Something sinister has been going on at UMW this year. Something frightening. Turn a corner on campus walk, and you might come face-to-face with… impromptu poetry readings!
But it doesn’t stop there. You may prefer people covered in paint, artwork made from trash, or public theatrical performances. How about massive pillow fights in Ball Circle? There’s nothing like being pummeled with goose feathers after a long day in class. Or maybe various knitted oddities are more up your alley. You can have it all.
You’ve probably seen the question “What is GALL?” scrawled across various bulletin boards, walls, and other similar surfaces on campus. So what is it? GALL, the acronym for “Guerilla Art Liberation Lives,” is a new club started this year by sophomore Mike Isaacson. The club works to drag art—in all its forms—out of dusty theaters, museums, and art galleries and deliver it directly to the students.
Isaacson was inspired by his experience performing in UMW Theatre’s 365 Plays/365 Days earlier in the school year. He “liked how the plays just started without warning in a public area. No stage, no separation from the audience, no expectation of applause. It was truly art for the sake of art.”
Crusading to rescue art from its glass prison, GALL delivers it to the UMW community in a way that is interesting, interactive, and impossible to ignore. On the club website, they assert their belief that “the separation of art from its audience is detrimental to the pursuit of art itself. As a reaction to society, art should also elicit an immediate reaction from society.” While many artists strive to make their works shocking and provocative, GALL’s creations are “in your face” in a much more literal way.
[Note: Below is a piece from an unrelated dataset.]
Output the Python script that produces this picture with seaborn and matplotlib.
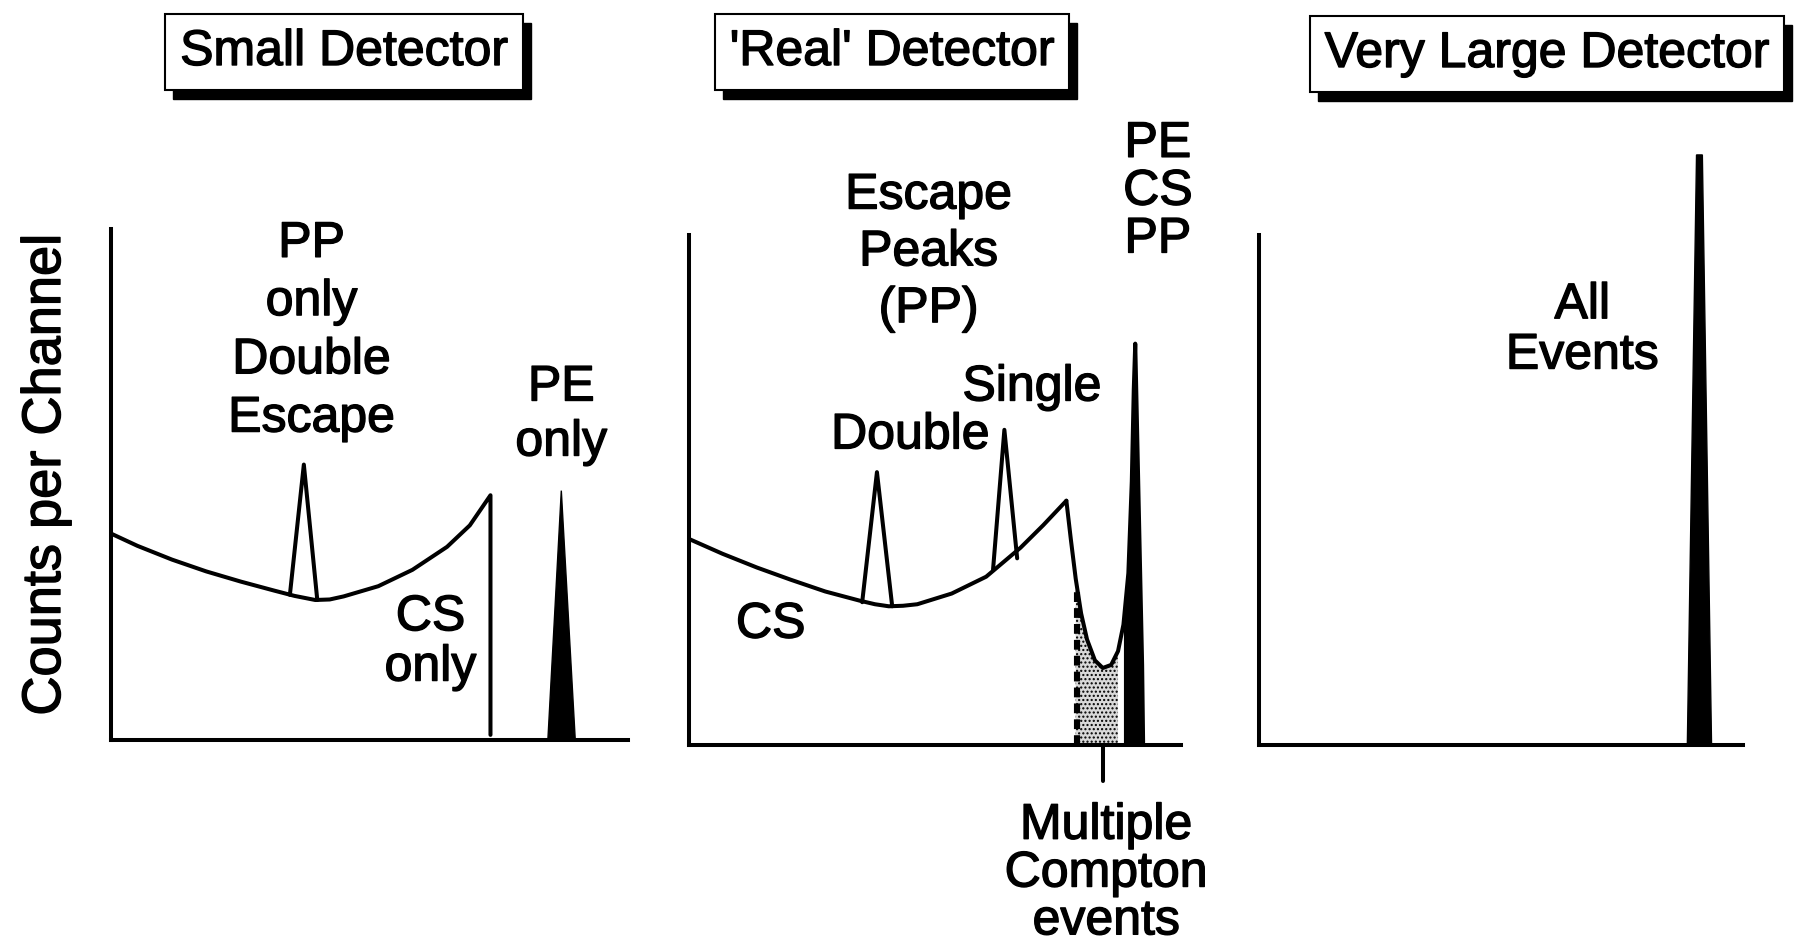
import numpy as np
import matplotlib
matplotlib.use("Agg")
import matplotlib.pyplot as plt
import matplotlib.patches as mpatches
import matplotlib.patheffects as pe
import seaborn as sns

sns.set_style("white")
plt.rcParams['font.family'] = ['Liberation Sans', 'DejaVu Sans']
plt.rcParams['text.color'] = 'black'

# ---------------- small detector (channel 0-100, counts 0-100) ----------------
small_cont_ch = [0, 5.1, 11.8, 18.4, 25.1, 31.7, 35.5, 39.5, 42.3, 45.0, 51.7, 58.3,
                 65.0, 69.4, 73.4, 73.4]
small_cont_counts = [40.4, 38.0, 35.3, 33.0, 31.0, 29.2, 28.2, 27.4, 27.5, 28.1, 30.1, 33.3,
                     37.8, 42.0, 47.9, 1.0]
small_pp_ch = [34.6, 37.3, 39.9]
small_pp_counts = [28.4, 53.9, 27.4]
small_pe_ch = [84.5, 87.1, 89.8]
small_pe_counts = [0, 48.8, 0]

# ---------------- 'real' detector ----------------
real_cont_ch = [0, 6.8, 13.8, 20.7, 27.7, 34.7, 37.8, 40.6, 43.5, 46.4, 53.4, 60.4,
                67.4, 72.0, 76.7]
real_cont_counts = [40.4, 37.5, 34.8, 32.4, 30.1, 28.3, 27.6, 27.2, 27.3, 27.6, 29.7, 33.0,
                    38.7, 43.1, 47.9]
real_tail_ch = [76.7, 77.6, 78.6, 79.7, 80.9, 82.5, 84.1, 85.8, 87.2, 88.3, 89.3,
                90.0, 90.4, 90.7, 91.1, 91.6, 92.1, 92.3]
real_tail_counts = [47.9, 40.4, 32.6, 25.8, 20.7, 16.6, 15.1, 15.7, 18.4, 23.6, 33.7,
                    51.7, 69.7, 78.7, 60.7, 38.2, 15.7, 0.5]
real_double_ch = [35.2, 38.2, 41.3]
real_double_counts = [28.0, 53.5, 27.2]
real_single_ch = [61.8, 64.1, 66.7]
real_single_counts = [34.4, 61.8, 36.6]
multi_start = 78.8   # left edge of multiple compton region
pe_start = 88.0      # where the full energy peak begins
multi_mark = 84.1

# ---------------- very large detector ----------------
large_pe_ch = [88.5, 90.4, 91.6, 93.5]
large_pe_counts = [0, 115.7, 115.7, 0]

titles = ["Small Detector", "'Real' Detector", "Very Large Detector"]

LW = 2.9
fig = plt.figure(figsize=(17.98, 9.46), dpi=100)

# axes boxes in pixels: left, right, top, bottom
boxes = [(111, 628, 229, 740), (689, 1181, 235, 745), (1259, 1743, 235, 745)]
axes = []
for (l, r, t, b) in boxes:
    ax = fig.add_axes([l / 1798, 1 - b / 946, (r - l) / 1798, (b - t) / 946])
    ax.set_xlim(0, 100)
    ax.set_ylim(0, 100)
    ax.set_xticks([])
    ax.set_yticks([])
    for s in ["top", "right"]:
        ax.spines[s].set_visible(False)
    for s in ["left", "bottom"]:
        ax.spines[s].set_linewidth(LW)
        ax.spines[s].set_color("black")
    ax.patch.set_alpha(0)
    axes.append(ax)

def line(ax, x, y):
    sns.lineplot(x=x, y=y, sort=False, estimator=None, color="black",
                 linewidth=LW, ax=ax, clip_on=False,
                 solid_joinstyle="round", solid_capstyle="round")

fs = 36
heavy = [pe.withStroke(linewidth=1.0, foreground="black")]
kw = dict(ha="center", va="center", fontsize=fs, color="black", path_effects=heavy)

# ---- panel 1
ax = axes[0]
line(ax, small_cont_ch, small_cont_counts)
line(ax, small_pp_ch, small_pp_counts)
ax.fill(small_pe_ch, small_pe_counts, color="black", lw=1)
ax.text(38.8, 80.0, "PP\nonly\nDouble\nEscape", linespacing=1.34, **kw)
ax.text(87.1, 63.6, "PE\nonly", linespacing=1.25, **kw)
ax.text(61.8, 19.1, "CS\nonly", linespacing=1.12, **kw)

# ---- panel 2
ax = axes[1]
line(ax, real_cont_ch, real_cont_counts)
line(ax, real_tail_ch, real_tail_counts)
line(ax, real_double_ch, real_double_counts)
line(ax, real_single_ch, real_single_counts)
tx = np.array(real_tail_ch)
ty = np.array(real_tail_counts)
ax.fill_between(tx, 0, ty, where=(tx >= multi_start - 0.5) & (tx <= pe_start + 0.1),
                facecolor="#d9d9d9", edgecolor="black", hatch="....", lw=0)
ax.fill_between(tx, 0, ty, where=tx >= pe_start, color="black", lw=0)
h_edge = np.interp(multi_start, tx, ty)
ax.plot([multi_start, multi_start], [0, h_edge - 1], color="black", lw=LW + 1.5,
        ls=(0, (1.6, 1.0)))
ax.plot([multi_mark, multi_mark], [0, -7], color="black", lw=LW, clip_on=False)
ax.text(48.7, 96.6, "Escape\nPeaks\n(PP)", linespacing=1.3, **kw)
ax.text(69.7, 70.1, "Single", **kw)
ax.text(45.0, 60.7, "Double", **kw)
ax.text(16.6, 23.6, "CS", **kw)
ax.text(95.3, 108.5, "PE\nCS\nPP", linespacing=1.05, **kw)
ax.text(84.8, -25.2, "Multiple\nCompton\nevents", linespacing=1.05, **kw)

# ---- panel 3
ax = axes[2]
ax.fill(large_pe_ch, large_pe_counts, color="black", lw=1, clip_on=False)
ax.text(66.8, 81.3, "All\nEvents", linespacing=1.12, **kw)

# ---- title boxes with drop shadow
title_pos = [(344, 52), (892, 52), (1547, 54)]
title_txt = []
for t, (px, py) in zip(titles, title_pos):
    tt = fig.text(px / 1798, 1 - py / 946, t, zorder=5,
                  bbox=dict(boxstyle="square,pad=0.3", fc="white", ec="black", lw=1.5),
                  **kw)
    title_txt.append(tt)

fig.text(46 / 1798, 1 - 475 / 946, "Counts per Channel", rotation=90,
         ha="center", va="center", fontsize=39, color="black", path_effects=heavy)

fig.canvas.draw()
for tt in title_txt:
    bb = tt.get_bbox_patch().get_window_extent()
    sh = mpatches.Rectangle((bb.x0 + 8, bb.y0 - 9), bb.width, bb.height,
                            transform=None, facecolor="black", edgecolor="black",
                            zorder=4)
    fig.patches.append(sh)

fig.savefig("out.png", dpi=100)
With such ambitious goals but loose parameters, how does GALL define ‘art’? They don’t. Mike Isaacson states that if restrictive definitions were imposed upon their activites, “it would limit what the club could or would do … Granted, we do have to stay within the bounds of the legal and we have to go through the school for most things. Ideas involving certain things like pseudo-vandalism or partial nudity have to be brought to me so that I can ask the proper authorities, but otherwise, we’ll do anything that anyone in the club wants to do.”
So far, GALL has done poetry readings, battled with pillows, engaged in hilariously disturbing improv dialogues, chalked up campus walk, and decorated both t-shirts and people. At UMW Halloweens, held by Class Council this past Saturday, GALL members participated by doing free body painting and helping with pumpkin carving.
But what can we expect from them in the future? You’ll just have to wait and see because, as Mike says, “We like to keep events secret. Part of the fun is the element of surprise. The whole ‘Nobody expects the Spanish Inquisition’ thing.” Despite GALL’s lack of the subsequent “ruthless efficiency,” and “an almost fanatical devotion to the Pope,” they still have the one key element of surprise, and it is clear that just because Halloween is over doesn’t mean that you’re safe.